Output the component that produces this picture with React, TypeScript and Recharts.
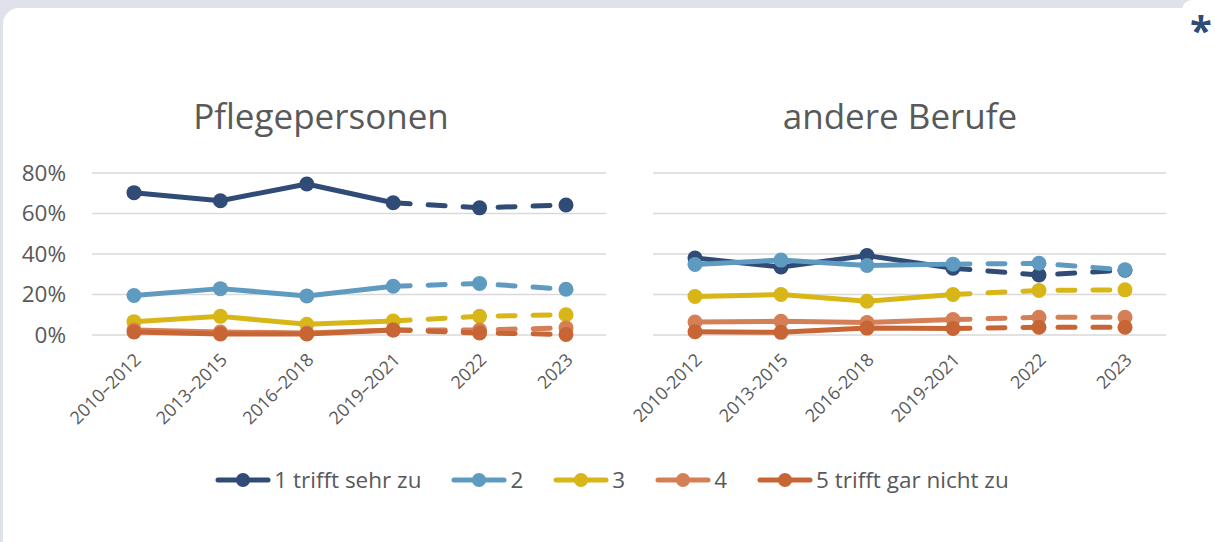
import React from 'react';
import { LineChart, Line, XAxis, YAxis, CartesianGrid } from 'recharts';

const categoriesLeft = ['2010–2012', '2013–2015', '2016–2018', '2019–2021', '2022', '2023'];
const categoriesRight = ['2010-2012', '2013-2015', '2016-2018', '2019-2021', '2022', '2023'];
const seriesNames = ['1 trifft sehr zu', '2', '3', '4', '5 trifft gar nicht zu'];
const seriesColors = ['#2F4B76', '#5F9BC0', '#D8B617', '#D57F57', '#C86534'];

const pflege1 = [70.3, 66.3, 74.6, 65.3, 62.8, 64.2];
const pflege2 = [19.5, 22.9, 19.3, 24.1, 25.4, 22.6];
const pflege3 = [6.6, 9.2, 5.3, 6.9, 9.2, 10.0];
const pflege4 = [2.5, 1.5, 1.0, 2.5, 2.5, 3.5];
const pflege5 = [1.5, 0.5, 0.5, 2.5, 1.0, 0.3];

const andere1 = [38.0, 33.6, 39.2, 33.0, 29.6, 32.0];
const andere2 = [34.8, 37.0, 34.3, 35.0, 35.4, 32.2];
const andere3 = [19.0, 20.0, 16.7, 20.0, 22.0, 22.3];
const andere4 = [6.4, 6.8, 6.2, 7.6, 8.8, 8.8];
const andere5 = [1.6, 1.3, 3.4, 3.2, 3.8, 3.8];

const yTicks = [0, 20, 40, 60, 80];

const FONT = '"Open Sans", "Noto Sans", sans-serif';
const TEXT = '#595959';

function buildRows(cats: string[], series: number[][]) {
  return cats.map((c, i) => {
    const row: Record<string, any> = { cat: c };
    series.forEach((s, k) => {
      row[`s${k}solid`] = i <= 3 ? s[i] : null;
      row[`s${k}dash`] = i >= 3 ? s[i] : null;
    });
    return row;
  });
}

const leftRows = buildRows(categoriesLeft, [pflege1, pflege2, pflege3, pflege4, pflege5]);
const rightRows = buildRows(categoriesRight, [andere1, andere2, andere3, andere4, andere5]);

const XTick = (props: any) => {
  const { x, y, payload } = props;
  const ax = x + 8;
  const ay = y + 18;
  return (
    <text
      x={ax}
      y={ay}
      transform={`rotate(-45 ${ax} ${ay})`}
      textAnchor="end"
      fill={TEXT}
      fontSize={18}
      fontFamily={FONT}
    >
      {payload.value}
    </text>
  );
};

const makeDot = (color: string, skipIndex: number | null) => (props: any) => {
  const { cx, cy, index, value } = props;
  if (value == null || cy == null || index === skipIndex) return <g key={`d${index}`} />;
  return <circle key={`d${index}`} cx={cx} cy={cy} r={7.5} fill={color} stroke="none" />;
};

function renderLines() {
  const out: any[] = [];
  seriesColors.forEach((color, k) => {
    out.push(
      <Line
        key={`s${k}solid`}
        dataKey={`s${k}solid`}
        stroke={color}
        strokeWidth={5}
        strokeLinecap="round"
        strokeLinejoin="round"
        dot={makeDot(color, null)}
        activeDot={false}
        isAnimationActive={false}
        connectNulls={false}
      />
    );
    out.push(
      <Line
        key={`s${k}dash`}
        dataKey={`s${k}dash`}
        stroke={color}
        strokeWidth={5}
        strokeLinecap="round"
        strokeDasharray="17 18"
        dot={makeDot(color, 3)}
        activeDot={false}
        isAnimationActive={false}
        connectNulls={false}
      />
    );
  });
  return out;
}

const Panel = ({ rows, showY, width, left, padL, padR }: any) => (
  <div style={{ position: 'absolute', left, top: 150 }}>
    <LineChart
      width={width}
      height={300}
      data={rows}
      margin={{ top: 23, right: 14, bottom: 5, left: showY ? 0 : 53 }}
    >
      <CartesianGrid horizontal vertical={false} stroke="#D9D9D9" strokeWidth={1.5} />
      <XAxis
        dataKey="cat"
        axisLine={false}
        tickLine={false}
        interval={0}
        height={110}
        padding={{ left: padL, right: padR }}
        tick={<XTick />}
      />
      <YAxis
        hide={!showY}
        width={92}
        domain={[0, 80]}
        ticks={yTicks}
        axisLine={false}
        tickLine={false}
        tickMargin={20}
        tickFormatter={(v: number) => `${v}%`}
        tick={{ fill: TEXT, fontSize: 22.5, fontFamily: FONT }}
      />
      {renderLines()}
    </LineChart>
  </div>
);

const LegendIcon = ({ color }: { color: string }) => (
  <svg width={58} height={20} style={{ display: 'block' }}>
    <line x1={4} y1={10} x2={54} y2={10} stroke={color} strokeWidth={5} strokeLinecap="round" />
    <circle cx={29} cy={10} r={7} fill={color} />
  </svg>
);

export default function App() {
  return (
    <div
      style={{
        position: 'absolute',
        left: 0,
        top: 0,
        width: 1215,
        height: 542,
        background: '#DFE2EA',
        overflow: 'hidden',
        fontFamily: FONT,
      }}
    >
      <div
        style={{
          position: 'absolute',
          left: 3,
          top: 8,
          width: 1230,
          height: 560,
          background: '#FFFFFF',
          borderTopLeftRadius: 16,
        }}
      />
      <div
        style={{
          position: 'absolute',
          left: 1182,
          top: 0,
          width: 40,
          height: 20,
          background: '#FFFFFF',
          borderTopLeftRadius: 10,
        }}
      />
      <div
        style={{
          position: 'absolute',
          left: 1190,
          top: 10,
          width: 22,
          textAlign: 'center',
          fontSize: 40,
          fontWeight: 700,
          color: '#2F4B76',
          lineHeight: '40px',
        }}
      >
        *
      </div>
      <div
        style={{
          position: 'absolute',
          left: 121,
          width: 400,
          top: 92,
          textAlign: 'center',
          fontSize: 35,
          color: TEXT,
          lineHeight: '48px',
        }}
      >
        Pflegepersonen
      </div>
      <div
        style={{
          position: 'absolute',
          left: 700,
          width: 400,
          top: 92,
          textAlign: 'center',
          fontSize: 35,
          color: TEXT,
          lineHeight: '48px',
        }}
      >
        andere Berufe
      </div>
      <Panel rows={leftRows} showY width={620} left={0} padL={42} padR={40} />
      <Panel rows={rightRows} showY={false} width={580} left={600} padL={42} padR={41} />
      <div
        style={{
          position: 'absolute',
          left: 4,
          width: 1215,
          top: 465,
          display: 'flex',
          justifyContent: 'center',
          alignItems: 'center',
        }}
      >
        {seriesNames.map((n, k) => (
          <div key={n} style={{ display: 'flex', alignItems: 'center', marginRight: k < 4 ? 29 : 0 }}>
            <LegendIcon color={seriesColors[k]} />
            <span style={{ fontSize: 22.5, color: TEXT, marginLeft: 2, lineHeight: '30px' }}>{n}</span>
          </div>
        ))}
      </div>
    </div>
  );
}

——

PROBLEM STATEMENT> Quote, exactly and only, the lines from the first line of the data above through the line containing "const TEXT = '#595959';". The pictures do not belong in it.

ANSWER IN FULL>
Output the component that produces this picture with React, TypeScript and Recharts.
import React from 'react';
import { LineChart, Line, XAxis, YAxis, CartesianGrid } from 'recharts';

const categoriesLeft = ['2010–2012', '2013–2015', '2016–2018', '2019–2021', '2022', '2023'];
const categoriesRight = ['2010-2012', '2013-2015', '2016-2018', '2019-2021', '2022', '2023'];
const seriesNames = ['1 trifft sehr zu', '2', '3', '4', '5 trifft gar nicht zu'];
const seriesColors = ['#2F4B76', '#5F9BC0', '#D8B617', '#D57F57', '#C86534'];

const pflege1 = [70.3, 66.3, 74.6, 65.3, 62.8, 64.2];
const pflege2 = [19.5, 22.9, 19.3, 24.1, 25.4, 22.6];
const pflege3 = [6.6, 9.2, 5.3, 6.9, 9.2, 10.0];
const pflege4 = [2.5, 1.5, 1.0, 2.5, 2.5, 3.5];
const pflege5 = [1.5, 0.5, 0.5, 2.5, 1.0, 0.3];

const andere1 = [38.0, 33.6, 39.2, 33.0, 29.6, 32.0];
const andere2 = [34.8, 37.0, 34.3, 35.0, 35.4, 32.2];
const andere3 = [19.0, 20.0, 16.7, 20.0, 22.0, 22.3];
const andere4 = [6.4, 6.8, 6.2, 7.6, 8.8, 8.8];
const andere5 = [1.6, 1.3, 3.4, 3.2, 3.8, 3.8];

const yTicks = [0, 20, 40, 60, 80];

const FONT = '"Open Sans", "Noto Sans", sans-serif';
const TEXT = '#595959';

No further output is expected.